The California Public Utilities Commission launched an investigation Thursday into the extremely high natural gas costs in California and much of the West this winter, when average prices at key trading hubs were five times higher than in the Eastern U.S. in December and January.
Utilities passed through the costs to ratepayers, many of whom were shocked when they saw their utility bills had doubled or tripled compared with last winter. The prolonged price spike also drove up the cost of gas-fired generation, adding $4 billion to California’s wholesale electricity costs in December and January, CAISO estimated in a report last month. (See Natural Gas Prices Add $4B to CAISO Electricity Costs.)
“This is one of the most pressing issues that ratepayers in California have faced this past winter,” CPUC President Alice Reynolds said before the unanimous vote to open the investigation. “It was an extraordinary spike in the price of wholesale natural gas, which led to steep increases in residential customer energy bills in January and February across the Western region.”
The investigation will look into the causes of the price spikes, their impact on customers, the possibility of recurrence, and the potential threats to gas and electric reliability this summer and beyond.
“The commission will also examine the utility communications to customers to determine whether they were sufficient or require modifications,” the order instituting the investigation said.
Giving ratepayers notice of high prices so they can reduce their natural gas use is one way to mitigate high prices, Commissioner John Reynolds said.
“If customers don’t even know about a price spike, they don’t really have an opportunity to change their behavior,” Reynolds said.
‘Anomalous Activities’?
The CPUC’s move followed Gov.

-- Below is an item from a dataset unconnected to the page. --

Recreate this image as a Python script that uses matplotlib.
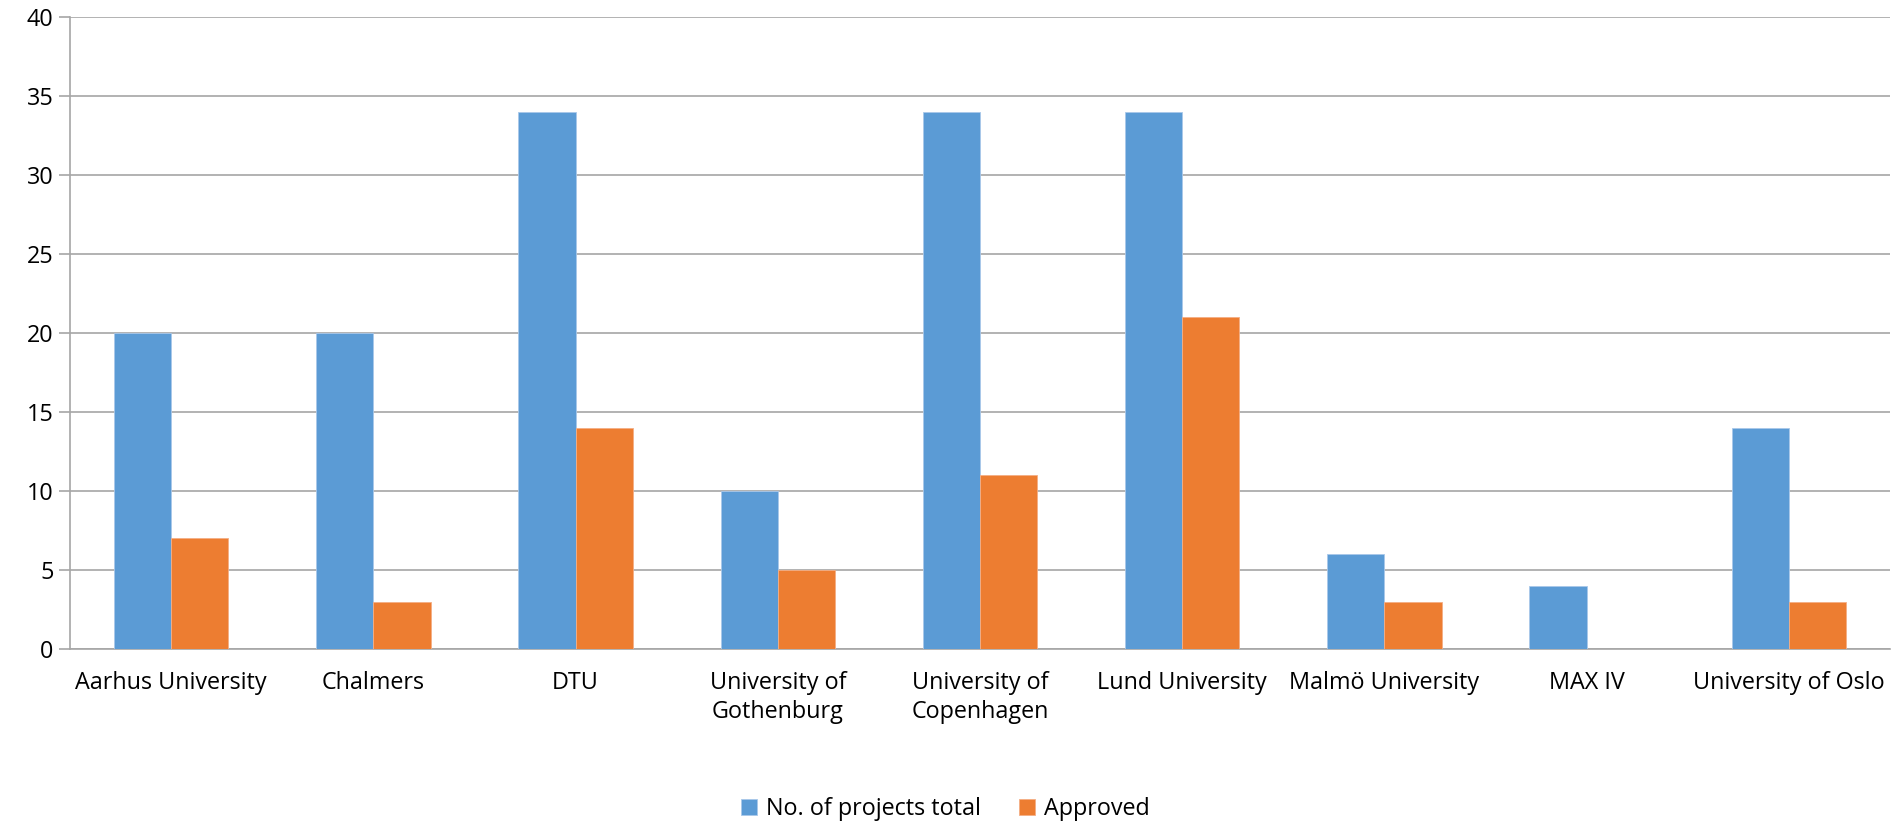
import matplotlib.pyplot as plt
import numpy as np

# chart data
universities = ['Aarhus University', 'Chalmers', 'DTU', 'University of\nGothenburg',
                'University of\nCopenhagen', 'Lund University', 'Malmö University',
                'MAX IV', 'University of Oslo']
projects_total = [20, 20, 34, 10, 34, 34, 6, 4, 14]
approved = [7, 3, 14, 5, 11, 21, 3, 0, 3]
yticks = [0, 5, 10, 15, 20, 25, 30, 35, 40]

plt.rcParams['font.family'] = ['Open Sans', 'DejaVu Sans']

fig = plt.figure(figsize=(18.91, 8.23), dpi=100)
ax = fig.add_axes([70 / 1891, 1 - 649 / 823, 1820 / 1891, 632 / 823])

x = np.arange(len(universities))
w = 0.283
ax.bar(x - w / 2, projects_total, w, color='#5B9BD5', edgecolor='#A9C8EA',
       linewidth=0.6, label='No. of projects total', zorder=3)
ax.bar(x + w / 2, approved, w, color='#ED7D31', edgecolor='#F4AE85',
       linewidth=0.6, label='Approved', zorder=3)

ax.set_xlim(-0.5, len(universities) - 0.5)
ax.set_ylim(0, 40)
ax.set_yticks(yticks)
ax.set_xticks(x)
ax.set_xticklabels(universities, fontsize=16.8, linespacing=1.25)
ax.tick_params(axis='x', length=0, pad=16)
ax.tick_params(axis='y', length=8, width=1.2, color='#A6A6A6', labelsize=16.8, pad=4)
ax.grid(axis='y', color='#A6A6A6', linewidth=1.2, zorder=0)

for s in ['top', 'right']:
    ax.spines[s].set_visible(False)
ax.spines['left'].set_color('#A6A6A6')
ax.spines['left'].set_linewidth(1.2)
ax.spines['bottom'].set_color('#A6A6A6')
ax.spines['bottom'].set_linewidth(1.2)

fig.legend(loc='center', bbox_to_anchor=(0.5, 0.017), ncol=2, frameon=False,
           fontsize=16.8, handlelength=0.7, handleheight=0.7, columnspacing=1.6,
           handletextpad=0.4)

fig.savefig('out.png', dpi=100)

Gavin Newsom’s request to FERC that it investigate natural gas prices in the West.
On Feb. 6, Newsom wrote to FERC Chair Willie Phillips, asking the federal regulator to “immediately focus its investigatory resources on assessing whether market manipulation, anticompetitive behavior or other anomalous activities are driving these ongoing elevated prices in the Western gas markets.”
FERC responded to Newsom in a letter this month saying it is “conducting surveillance to determine whether any market participants engaged in behavior that contributed to or took advantage of the high gas prices,” said Reynolds, Newsom’s former top energy adviser
“FERC possesses broad powers under the Natural Gas Act to investigate and penalize anti-competitive behavior in the interstate natural gas transportation pipelines under its jurisdiction,” she said.
The CPUC does not regulate natural gas prices, but it does have oversight of utilities, including Pacific Gas and Electric, Southern California Gas and San Diego Gas & Electric that pass on their costs to ratepayers without additional markups. The CPUC named 10 utilities and gas storage companies as respondents in the investigation.
Whether the CPUC or FERC will uncover evidence of wrongdoing remains uncertain.
In an analysis published in January, the U.S. Energy Information Administration said this winter’s price spikes were driven by below-normal temperatures in the West, pipeline constraints and low storage inventories, among other factors.
“The western region receives most of its supply from other parts of the United States and Canada,” the EIA wrote. “Net natural gas flows from Canada dropped by 4% in the first three weeks of December compared with the second half of November, and 9% less natural gas was delivered from the Rocky Mountains.”
The EIA also pointed to the impact on Southern California prices from gas pipeline maintenance in West Texas, which reduced flows into the Southwest.
On Feb. 7, the CPUC, CAISO and the California Energy Commission held a joint hearing to understand the factors that caused the cost increases. Market analysts and utility representatives who testified cited conditions such as an El Paso Natural Gas pipeline that exploded in Arizona in August 2021, impacting one supply line to California, and CPUC-imposed capacity limits at Southern California Gas’s Aliso Canyon underground storage facility, where a massive methane leak occurred in October 2015.
Newsom acknowledged in his letter to FERC’s Phillips that cold weather certainly “exacerbated” the gas price increases but lower-than-normal temperatures and other “known factors cannot explain the extent and longevity of the price spike,” he said. “It is clear that the root causes of these extraordinary prices warrant further examination.”